28 February 2009

Fragmen: Makna Cinta dan Kebersamaan

Kali Babarsari suatu sore

Sebuah fragmen yang menarik, menurut saya.
Sebuah keluarga sedang mandi di pinggiran kali. Sang Bapak memandikan anak gadisnya yang kira-kira masih kelas 3-4 SD. Bapak mengguyur air ke kepala si anak dan si anak tampak menggigil-gigil riang. Mereka tertawa riang. Lalu Bapak membebat si anak dengan handuk, setelah itu Bapak duduk di sebuah batu yang agak besar. Si anak yang masih berkemban handuk, memercikkan air ke arah Bapak. “jangan kaya ngono!” masih terdengar cukup jelas dari tempat saya duduk.

Kemudian, Sang Ibu yang sedari tadi mencuci pakaian, sambil mandi, menghampiri Bapak. Di siramnya perlahan tubuh Bapak yang memakai celana selutut itu perlahan, lantas dibalurnya dengan sabun colek dan di gosok-gosok punggung Bapak dengan sikat baju.
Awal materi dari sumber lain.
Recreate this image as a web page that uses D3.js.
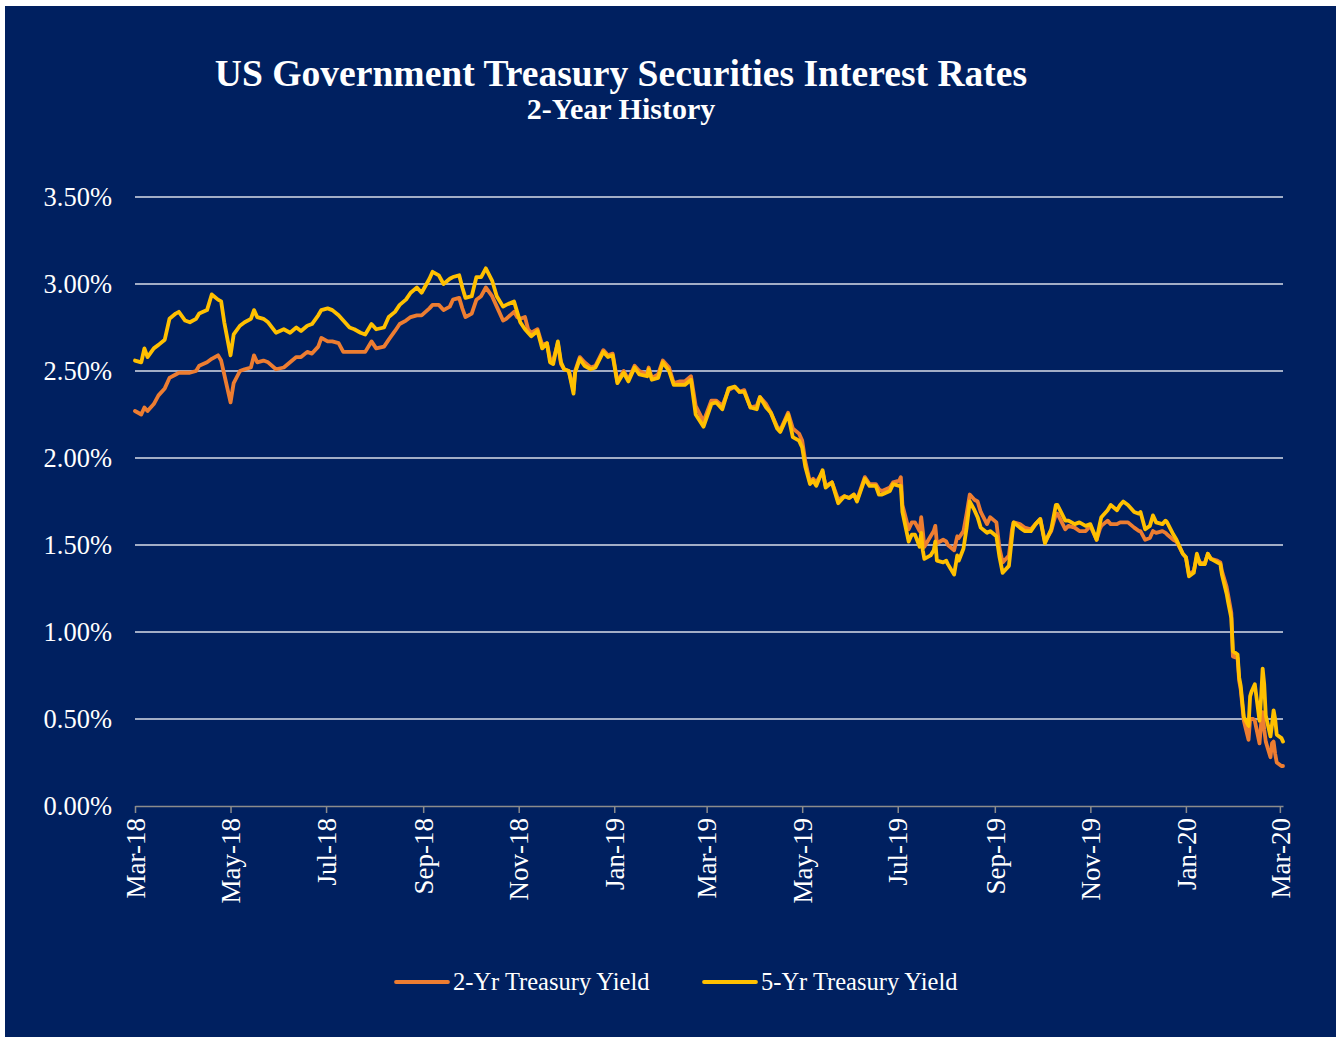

Bapak diam saja menikmati sembari memperhatikan si anak yang memakai pakaian sendiri di tempat kering.

Ibu menggosok punggung, lengan, dada dan mengeramasinya serta. Lantas si anak yang sudah rapi, mendekati kedua orangtuanya dengan membawa pakaian salin Bapak. Ibu kemudian mengguyur Bapak untuk membilas sabun yang menempel. Lalu Bapak berganti pakaian.

Ketiganya, kemudian berjalan beriring. Ibu membawa bakul berisi baju-baju cucian, Bapak menggandeng si Anak dan si anak mengayun-ayunkan keranjang yang kiranya berisi sabun, sikat dan perlengkapan lain.

Alangkah indah sore itu.
Saya yang ‘lari’ mencari-cari sebuah makna akan kebersamaan dan cinta, kemudian mendapat jawaban dengan sebuah kesederhanaan. Betapa indahnya hidup jika kita bisa melihat lebih jujur, lebih rendah hati, lebih bersyukur…

Yang terakhir yang paling penting, menurut saya.

Itulah sebuah hakekat cinta… sebuah kesederhanaan…

Ahhh, tiba-tiba hati saya nyesekk… iri melihat kebersamaan ‘biasa’ itu. dan tiba-tiba saya ingin memeluk suami saya. Tidak dengan kata-kata… hanya pelukan, dan airmata yang tersimpan. I miss you, Pa….

4 comments:

Kabasaran Soultan said...

wow .... Hezra yang katanya bukan ( sang pujangga ) ... aku sampai spechless lho baca tulisanmu ... sangat teduh sekali.

Betapa indahnya hidup jika kita bisa melihat lebih jujur, lebih rendah hati, lebih bersyukur…
Sangat setuju dan keindahan yang sama pernah aku saksikan di sebuah gang di jalan salemba tengah sebagaimana kutulis dalam FILOSOFI SAIBA.

hari ini aku melihat sisi Hezra yang lain .. seorang pencari hikmah yang sangat jeli.

Nice posting hezra yang katanya bukan ( sang pujangga )

he-he-he

Arief Firhanusa said...

Fragmen yang membuka mata kita perihal kejujuran yang megah. Berulang saya melirik noktah kecil macam begini di lingkungan saya atau dimana saja, tetapi saya tetap kapitalisa dan terkadang tidak jujur dengan nurani ...

Anonymous said...

Kabasaran: terima kasih Pak... he... jadi malu...hihi...

Mas Arief: begitupun saya Mas.. he... saya pun seringkali tak jujur, masih harus banyak diingatkan...

Anonymous said...

Memang kita mesti banyak belajar dari orang sekitar kita.